## Work to be completed
Everything in the data should be repeated exactly, save for the images.

## Record excerpts
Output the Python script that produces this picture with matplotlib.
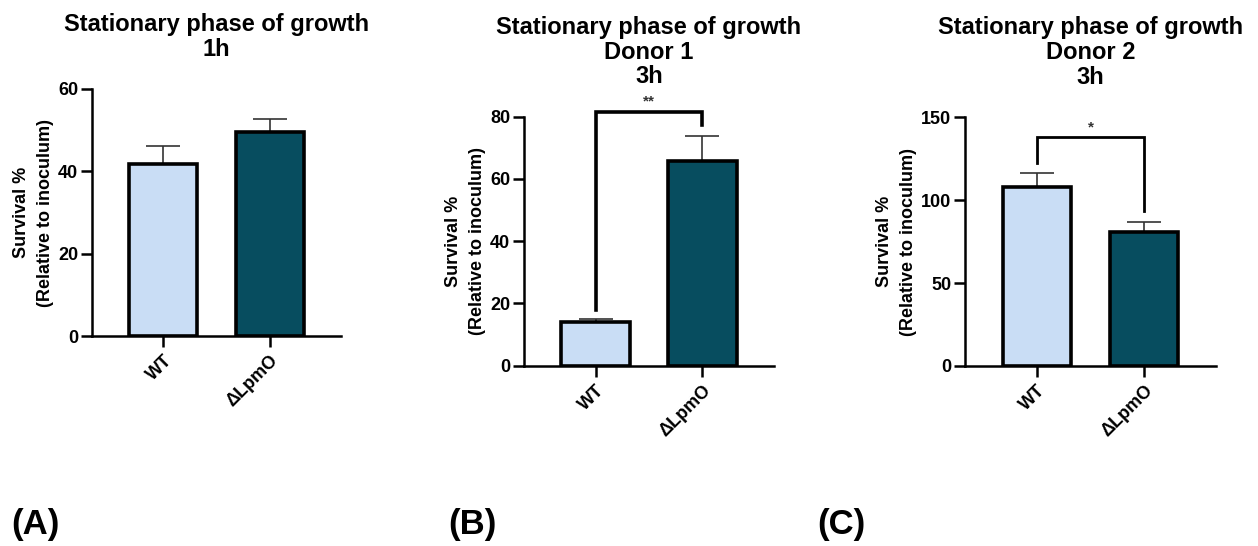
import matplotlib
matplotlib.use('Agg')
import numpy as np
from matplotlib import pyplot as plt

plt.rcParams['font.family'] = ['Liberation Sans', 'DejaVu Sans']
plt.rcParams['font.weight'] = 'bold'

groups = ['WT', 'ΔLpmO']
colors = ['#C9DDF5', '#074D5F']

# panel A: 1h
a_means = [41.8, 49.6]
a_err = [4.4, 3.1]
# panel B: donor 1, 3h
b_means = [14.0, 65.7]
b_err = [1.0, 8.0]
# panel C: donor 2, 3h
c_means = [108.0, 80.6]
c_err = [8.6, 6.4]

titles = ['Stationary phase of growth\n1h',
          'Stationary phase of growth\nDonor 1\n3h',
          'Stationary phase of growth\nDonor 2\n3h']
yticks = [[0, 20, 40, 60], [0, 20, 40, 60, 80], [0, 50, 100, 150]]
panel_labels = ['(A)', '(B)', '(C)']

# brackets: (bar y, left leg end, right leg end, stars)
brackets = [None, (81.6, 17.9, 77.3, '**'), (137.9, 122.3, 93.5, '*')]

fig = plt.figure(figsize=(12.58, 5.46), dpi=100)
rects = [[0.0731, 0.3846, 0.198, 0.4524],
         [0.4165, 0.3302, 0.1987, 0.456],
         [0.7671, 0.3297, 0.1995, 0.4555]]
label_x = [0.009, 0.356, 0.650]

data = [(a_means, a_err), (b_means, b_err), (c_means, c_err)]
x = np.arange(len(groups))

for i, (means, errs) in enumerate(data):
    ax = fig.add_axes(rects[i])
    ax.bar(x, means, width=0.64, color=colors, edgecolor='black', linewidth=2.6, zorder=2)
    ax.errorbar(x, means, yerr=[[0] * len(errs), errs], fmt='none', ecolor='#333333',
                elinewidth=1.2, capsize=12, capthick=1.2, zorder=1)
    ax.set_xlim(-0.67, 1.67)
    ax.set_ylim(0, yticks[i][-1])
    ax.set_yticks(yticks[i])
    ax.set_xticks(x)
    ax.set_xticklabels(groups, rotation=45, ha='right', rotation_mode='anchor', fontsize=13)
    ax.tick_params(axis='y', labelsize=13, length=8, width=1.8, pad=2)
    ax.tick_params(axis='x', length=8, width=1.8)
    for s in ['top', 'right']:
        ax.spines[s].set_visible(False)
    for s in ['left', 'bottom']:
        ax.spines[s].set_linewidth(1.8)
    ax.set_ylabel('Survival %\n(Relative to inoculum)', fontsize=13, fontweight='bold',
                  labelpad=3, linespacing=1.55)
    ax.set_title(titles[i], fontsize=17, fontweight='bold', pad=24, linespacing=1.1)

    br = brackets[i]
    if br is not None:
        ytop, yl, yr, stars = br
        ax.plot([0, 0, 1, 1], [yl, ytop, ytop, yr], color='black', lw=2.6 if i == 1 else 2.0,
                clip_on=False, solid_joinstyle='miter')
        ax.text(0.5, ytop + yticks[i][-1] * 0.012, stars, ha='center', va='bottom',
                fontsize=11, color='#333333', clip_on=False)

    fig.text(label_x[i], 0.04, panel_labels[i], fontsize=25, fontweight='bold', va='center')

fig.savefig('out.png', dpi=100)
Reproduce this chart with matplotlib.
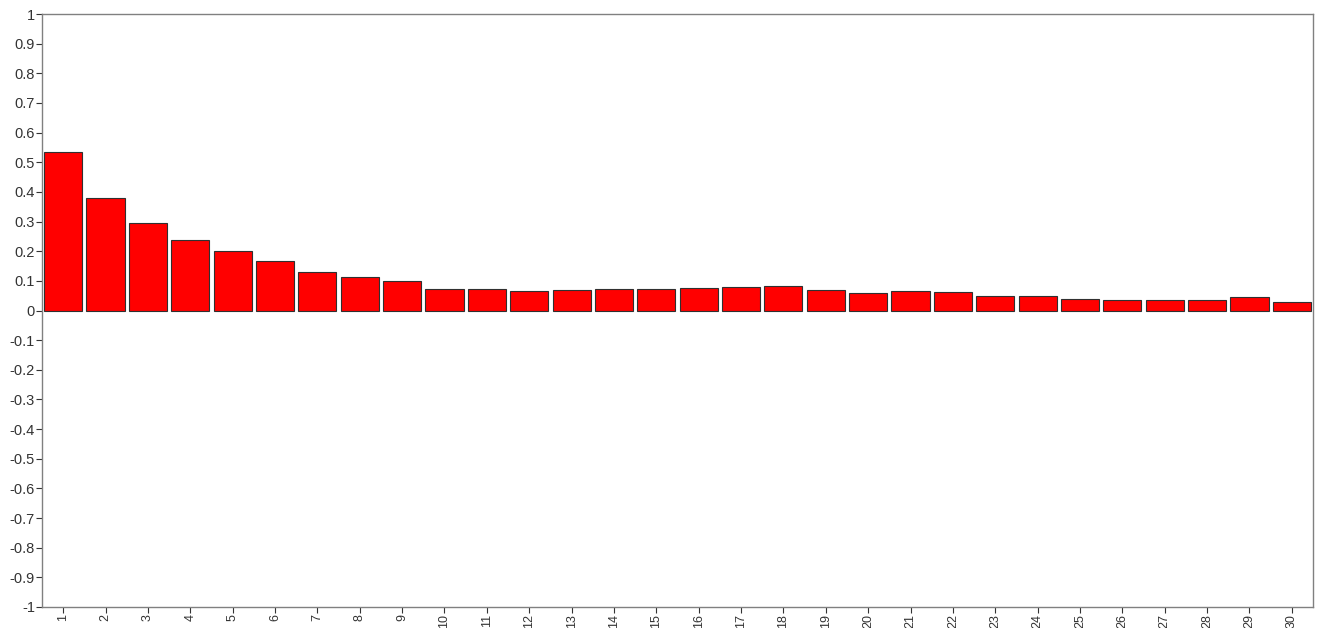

## Final result
Output the Python script that produces this picture with matplotlib.
import matplotlib
matplotlib.use('Agg')
import numpy as np
from matplotlib import pyplot as plt

plt.rcParams['font.family'] = ['Liberation Sans', 'DejaVu Sans']
plt.rcParams['font.weight'] = 'bold'

groups = ['WT', 'ΔLpmO']
colors = ['#C9DDF5', '#074D5F']

# panel A: 1h
a_means = [41.8, 49.6]
a_err = [4.4, 3.1]
# panel B: donor 1, 3h
b_means = [14.0, 65.7]
b_err = [1.0, 8.0]
# panel C: donor 2, 3h
c_means = [108.0, 80.6]
c_err = [8.6, 6.4]

titles = ['Stationary phase of growth\n1h',
          'Stationary phase of growth\nDonor 1\n3h',
          'Stationary phase of growth\nDonor 2\n3h']
yticks = [[0, 20, 40, 60], [0, 20, 40, 60, 80], [0, 50, 100, 150]]
panel_labels = ['(A)', '(B)', '(C)']

# brackets: (bar y, left leg end, right leg end, stars)
brackets = [None, (81.6, 17.9, 77.3, '**'), (137.9, 122.3, 93.5, '*')]

fig = plt.figure(figsize=(12.58, 5.46), dpi=100)
rects = [[0.0731, 0.3846, 0.198, 0.4524],
         [0.4165, 0.3302, 0.1987, 0.456],
         [0.7671, 0.3297, 0.1995, 0.4555]]
label_x = [0.009, 0.356, 0.650]

data = [(a_means, a_err), (b_means, b_err), (c_means, c_err)]
x = np.arange(len(groups))

for i, (means, errs) in enumerate(data):
    ax = fig.add_axes(rects[i])
    ax.bar(x, means, width=0.64, color=colors, edgecolor='black', linewidth=2.6, zorder=2)
    ax.errorbar(x, means, yerr=[[0] * len(errs), errs], fmt='none', ecolor='#333333',
                elinewidth=1.2, capsize=12, capthick=1.2, zorder=1)
    ax.set_xlim(-0.67, 1.67)
    ax.set_ylim(0, yticks[i][-1])
    ax.set_yticks(yticks[i])
    ax.set_xticks(x)
    ax.set_xticklabels(groups, rotation=45, ha='right', rotation_mode='anchor', fontsize=13)
    ax.tick_params(axis='y', labelsize=13, length=8, width=1.8, pad=2)
    ax.tick_params(axis='x', length=8, width=1.8)
    for s in ['top', 'right']:
        ax.spines[s].set_visible(False)
    for s in ['left', 'bottom']:
        ax.spines[s].set_linewidth(1.8)
    ax.set_ylabel('Survival %\n(Relative to inoculum)', fontsize=13, fontweight='bold',
                  labelpad=3, linespacing=1.55)
    ax.set_title(titles[i], fontsize=17, fontweight='bold', pad=24, linespacing=1.1)

    br = brackets[i]
    if br is not None:
        ytop, yl, yr, stars = br
        ax.plot([0, 0, 1, 1], [yl, ytop, ytop, yr], color='black', lw=2.6 if i == 1 else 2.0,
                clip_on=False, solid_joinstyle='miter')
        ax.text(0.5, ytop + yticks[i][-1] * 0.012, stars, ha='center', va='bottom',
                fontsize=11, color='#333333', clip_on=False)

    fig.text(label_x[i], 0.04, panel_labels[i], fontsize=25, fontweight='bold', va='center')

fig.savefig('out.png', dpi=100)
Reproduce this chart with matplotlib.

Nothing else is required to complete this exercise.